SAN JOSE — These U.S. Figure Skating Championships were supposed to be the moment Ashley Wagner solidified her status as the best hope to win the United States' first Olympic medal in ladies' figure skating since 2006. These championships were supposed to be a showcase for Mirai Nagasu's historic triple axel. Perhaps they still will be.

But the women's short program became an unexpected coronation as 19-year-old Bradie Tennell announced herself as a legitimate contender for one of three spots on the Olympic team with a stunning short program that earned the highest score in women's nationals history. That program left her leading the field heading into Friday night's decisive and more highly weighted free skate.

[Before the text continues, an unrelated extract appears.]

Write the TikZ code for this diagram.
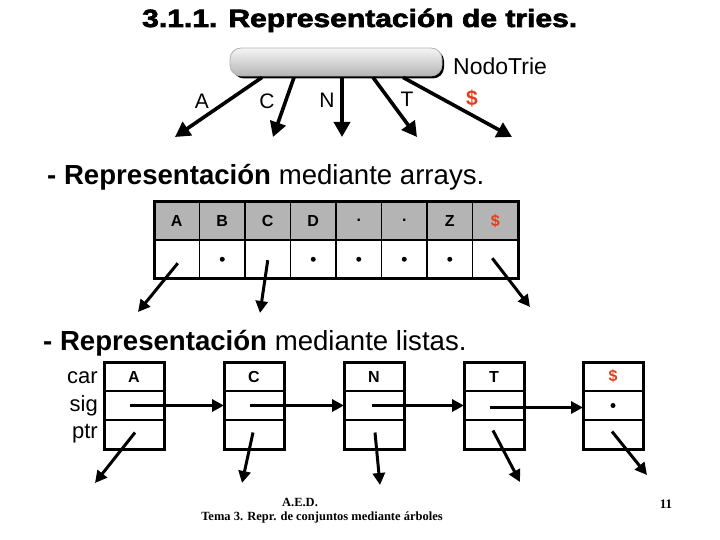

Wagner's program included an under-rotated triple-toe loop among other small mistakes, and her usual energetic artistry was not enough to overcome them. She stands in fifth after the short program, a familiar position for the most experienced skater in the ladies' field.

Nagasu finished second despite missing that triple axel. Last year's U.S. bronze medalist, Mariah Bell, missed one of her three jumps but kept herself in the Olympic conversation with an otherwise technically sound and energetic showing.

Last year's U.S. champion, Karen Chen, finished third with her best short program of an up-and-down season. But in a season defined by inconsistency across the women's board, one that left the sport begging for someone to separate herself ahead of the Olympics, Tennell made the loudest argument Wednesday night.

"My mind-set about the Olympics has never changed," Tennell said after her impressive skate. "It's always been in the back of my mind, but I don't focus on it, because that can be overwhelming."

She might soon have to focus on it anyway. Tennell was not considered a contender before she bested Wagner and Chen by winning bronze at Skate America this season. A remarkably consistent jumper, Tennell compiled the highest score of any American woman in this season's Grand Prix series at that competition, peaking just in time to enter the U.S. championships as a sudden contender for a trip to PyeongChang.

Skating to a song from a popular Korean film written by a Korean composer, Tennell earned a standing ovation with masterfully executed jumps and aggressive, tight spins. Tennell's aggressive step sequences — less polished than those of Wagner and others but effective nonetheless — seemed to link her less heralded past with her suddenly prominent immediate future. Tennell entered this week as a skater to watch. She left Wednesday's short program as a promising bet.

Tennell had been considered a future star since she won the junior title at the 2015 U.S. championships, but her rise was slowed by injuries and the inconsistency that so often follows them. She has, it seems, resumed that rise. Tennell's short program earned a score of 73.79, the highest of her career, higher than Wagner, Nagasu, Chen, Bell and others have ever compiled.

Nagasu nearly matched her. Earlier this season, the 24-year-old joined Tonya Harding as the only other American woman to land a triple axel in international competition. Entering this competition, that triple axel, in itself, constituted a compelling argument for a spot on the Olympic team. She hit all but one of the triple axels she attempted in practice this week, looking sure and serene in her attempts.

But her nerves arrived just in time for warmups, when she fell while attempting a triple axel moments before her short program. Then, seconds into a performance that was supposed to be defined by that jump, Nagasu missed it. She did not fall, but she did stumble, a mistake that looked worse to the eye than it did in the scoring.

Triple axels are worth a handful more points than any of the jumps her competitors tried, more than Tennell's perfectly executed double axel, and Nagasu ended up with a score of 73.09 despite the trouble. That score was three-tenths of a point shy of her career short program best.

"Today I over-rotated my triple axel a little bit, but I know I'm very capable of it," Nagasu said. "I can't wait to pull it out for the long [program]."

Wagner's performance betrayed nerves, too. While a flurry of injury and off-ice issues combined to undermine her status as the favorite this week, Wagner skated like a woman experiencing favorite-level pressure. She looked tight throughout, more shackled on her jumps than free, though she did display her usual knack for drawing in the crowd with endless artistry.

The 26-year-old smiled when she saw her score of 65.94, a polite reaction to what some would consider a disappointing number, though Wagner has wrestled with that short program all season. Her Olympic future could depend on her free skate, a recently tweaked program untested in competition. Wagner uses her short programs to put herself in position to pounce in the free skate. Her fate was always going to be determined Friday night.

In theory, Tennell's Olympic future depends on Friday's free skate, too. The short program is one component of several that enters the selection process. The free skate is a more significant component. But if this week's championships amounted to a search for a favorite in a field reluctant to yield one this season, U.S. Figure Skating may have just found one.